On Wednesday, 300 foreign students walked off the job and staged a protest rally at a packaging warehouse for Hershey’s chocolates, saying this wasn’t the America they had paid to see. It was not a good day for the State Department’s efforts to promote a positive image of the United States through cultural exchanges.
What was unusual — and seems clearly against the program’s promise of adventure and cultural enrichment — is that these students found themselves working in an industrial park, packing candy and moving boxes, many on the overnight shift. Though they had each paid from $3,000 to $6,000 to participate in the J-1 program, rent and other fees were deducted from their paychecks. When they tried to organize, they said they were warned to stop complaining or they would be kicked out of the program.
As is often the case in the murky world of foreign-labor recruiting, responsibility for this debacle is hard to pin down. Hershey says this is not its problem because the plant is run by another company, which said it used a staffing agency to get its J-1 workers. The State Department uses a California nonprofit, the Council for Educational Travel, U.S.A., to manage the J-1 program.

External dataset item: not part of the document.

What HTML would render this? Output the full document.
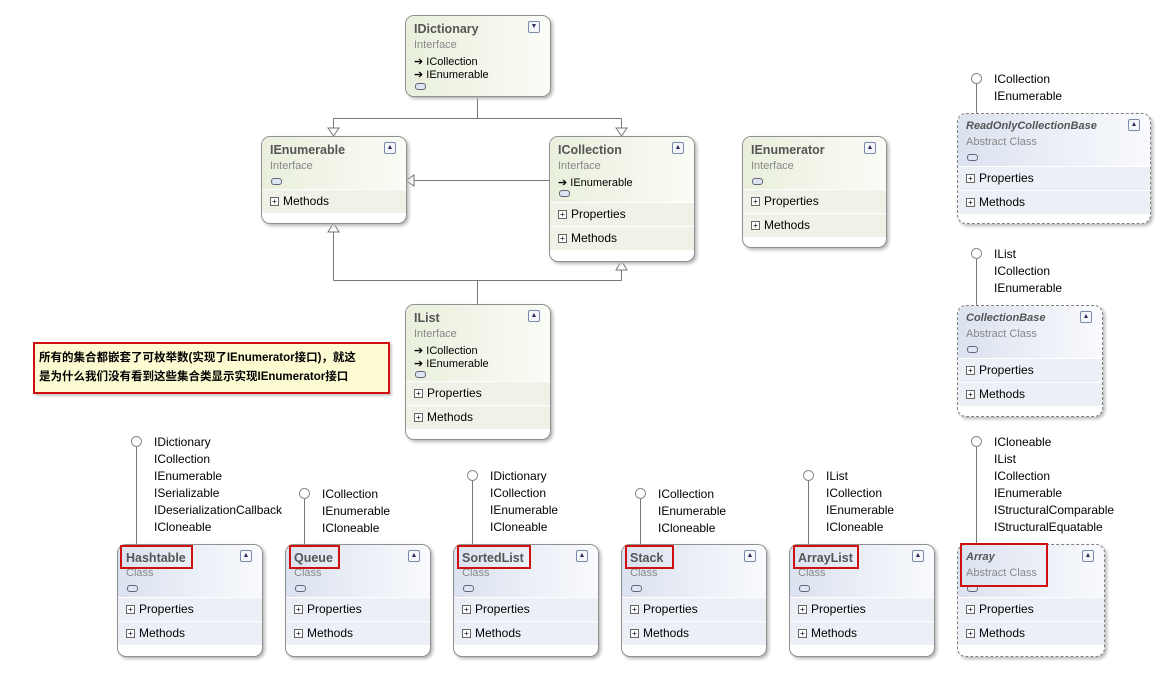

The council’s chief executive said that he had been trying to resolve the students’ complaints but that they had refused to cooperate.
There is much good to see in this country. And no one should want to sugar coat the tougher side of life here either, including long shifts at backbreaking jobs for low pay that is familiar to American workers. But no workers should have to put up with bullying from bosses or threats of firing (or in this case deportation) if they want to organize. That sort of “cultural experience” should shame us all.
More at the NY Times.
Hell, I personally vote for the students seeing the REAL America! I think I'd have loved doing this in another country when I was young and more adventurous. Though right now, as much as I might have liked this program in the past, I'm not crazy about anyone taking even a temporary job away from a hungry, desperate American.
What the editorial totally misses is that this is how American workers are increasingly treated now -- you want to work, you better shut up and take anything we throw at you. And don't you DARE organize!